TodaysVerse.net
With my soul have I desired thee in the night; yea, with my spirit within me will I seek thee early: for when thy judgments are in the earth, the inhabitants of the world will learn righteousness.
King James Version

Meaning

Isaiah 26 is part of a song of trust written by the prophet Isaiah, who lived in Jerusalem around 700 BC and spoke during a time of intense political instability and national threat. In this verse, the poet describes a longing for God that never turns off — it's there in the sleepless night hours and still present first thing in the morning. The second half makes a striking and perhaps unexpected claim: that when God acts in the world — even through difficult consequences and corrections — people learn what is truly good and right. It's a verse that holds personal, almost desperate devotion alongside a bigger picture of how God moves through history. The 'judgments' here aren't simply punishment; they're God's active presence shaping the world toward righteousness.

Prayer

God, you know what the 3 AM version of me looks like — the one who reaches for you when everything else has gone quiet.

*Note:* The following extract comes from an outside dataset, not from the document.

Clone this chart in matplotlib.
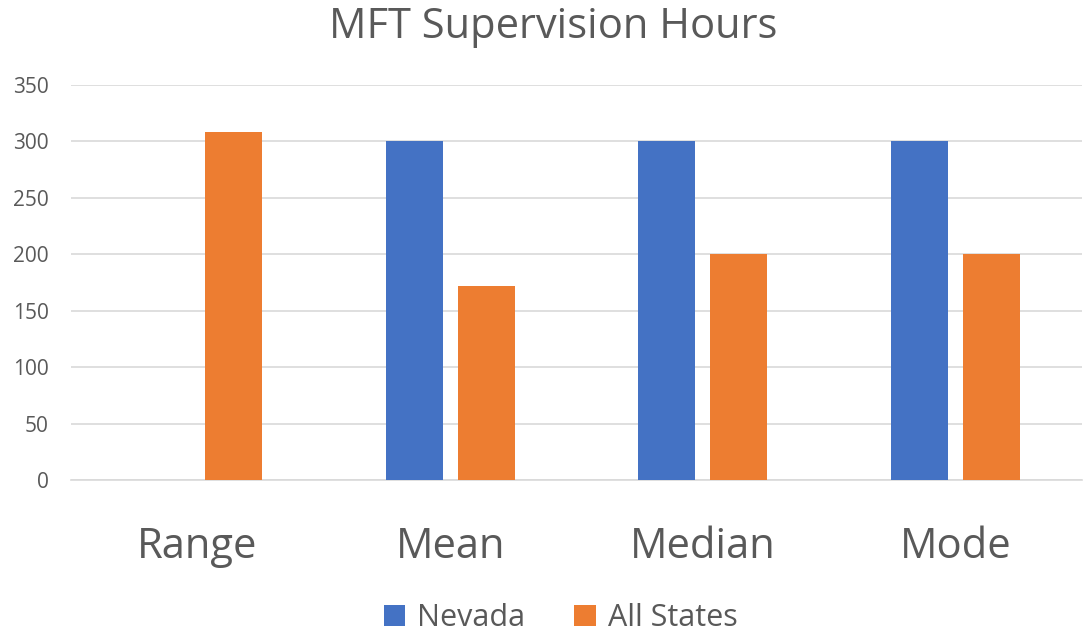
import matplotlib
matplotlib.use("Agg")
import matplotlib.pyplot as plt
import numpy as np

plt.rcParams['font.family'] = ['Open Sans', 'DejaVu Sans']

categories = ["Range", "Mean", "Median", "Mode"]
nevada = [0, 300, 300, 300]
all_states = [308, 172, 200, 200]
series_names = ["Nevada", "All States"]
colors = ["#4472C4", "#ED7D31"]
yticks = [0, 50, 100, 150, 200, 250, 300, 350]

fig = plt.figure(figsize=(10.89, 6.34), dpi=100)
ax = fig.add_axes([0.0652, 0.2429, 0.9284, 0.6231])

x = np.arange(len(categories))
w = 0.225
gap = 0.06
ax.bar(x - (w + gap) / 2, nevada, width=w, color=colors[0], label=series_names[0], zorder=3)
ax.bar(x + (w + gap) / 2, all_states, width=w, color=colors[1], label=series_names[1], zorder=3)

ax.set_xlim(-0.5, len(categories) - 0.5)
ax.set_ylim(0, 350)
ax.set_yticks(yticks)
ax.yaxis.grid(True, color="#D9D9D9", linewidth=1.2, zorder=0)
ax.set_axisbelow(True)
for s in ["left", "right", "top"]:
    ax.spines[s].set_visible(False)
ax.spines["bottom"].set_color("#D9D9D9")
ax.spines["bottom"].set_linewidth(1.2)
ax.tick_params(axis="y", length=0, labelsize=15, labelcolor="#595959", pad=16)
ax.tick_params(axis="x", length=0, labelsize=30, labelcolor="#595959", pad=33)
ax.set_xticks(x)
ax.set_xticklabels(categories)

fig.text(0.508, 0.958, "MFT Supervision Hours", ha="center", va="center", fontsize=30, color="#595959")

leg = fig.legend(loc="center", bbox_to_anchor=(0.515, 0.025), ncol=2, frameon=False,
                 fontsize=22, labelcolor="#595959", handlelength=0.7, handleheight=0.7,
                 handletextpad=0.4, columnspacing=1.6)

fig.savefig("out.png", dpi=100)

Deepen that hunger in me rather than letting me fill it with distraction. Let even the hard things I've walked through teach me something true and lasting. Amen.

Reflection

There's a particular kind of 3 AM ache that most people know — staring at the ceiling, mind racing, reaching for something solid that isn't there. The songwriter of Isaiah 26 knew it too. "My soul yearns for you in the night." Not a polished morning devotional. Not a composed Sunday prayer. A night-hunger. A rawness that doesn't clean up well. But notice what comes next — that same longing is still there in the morning. It hasn't been satisfied and shelved. Some relationships with God are like that: not a problem solved but a thirst that deepens the more you drink. And then this strange second line: that God's corrections teach the world righteousness. Not just comfort, but consequence. Not just presence, but purpose. What if some of the hardest things you've walked through were part of how you learned what actually matters? You don't have to pretend they were easy or that God engineered every piece of your suffering. But you might sit honestly with the question of what they taught you — and whether the longing they produced brought you somewhere real.

Discussion Questions

1

What does it mean to 'yearn' for God — how is that different from simply believing in God or attending church?

2

When have you felt an unexpected longing for God — in a sleepless night, a moment of grief, or somewhere completely ordinary? What was that like?

3

The verse suggests that God's judgments help people learn righteousness. Does that mean God causes suffering for our growth? How do you wrestle with that tension honestly?

4

How does your personal longing for God — or lack of it — shape the way you treat the people immediately around you on a Tuesday afternoon?

5

What is one small, honest practice you could build into your mornings or nights that creates space for this kind of raw longing before God, rather than just a routine?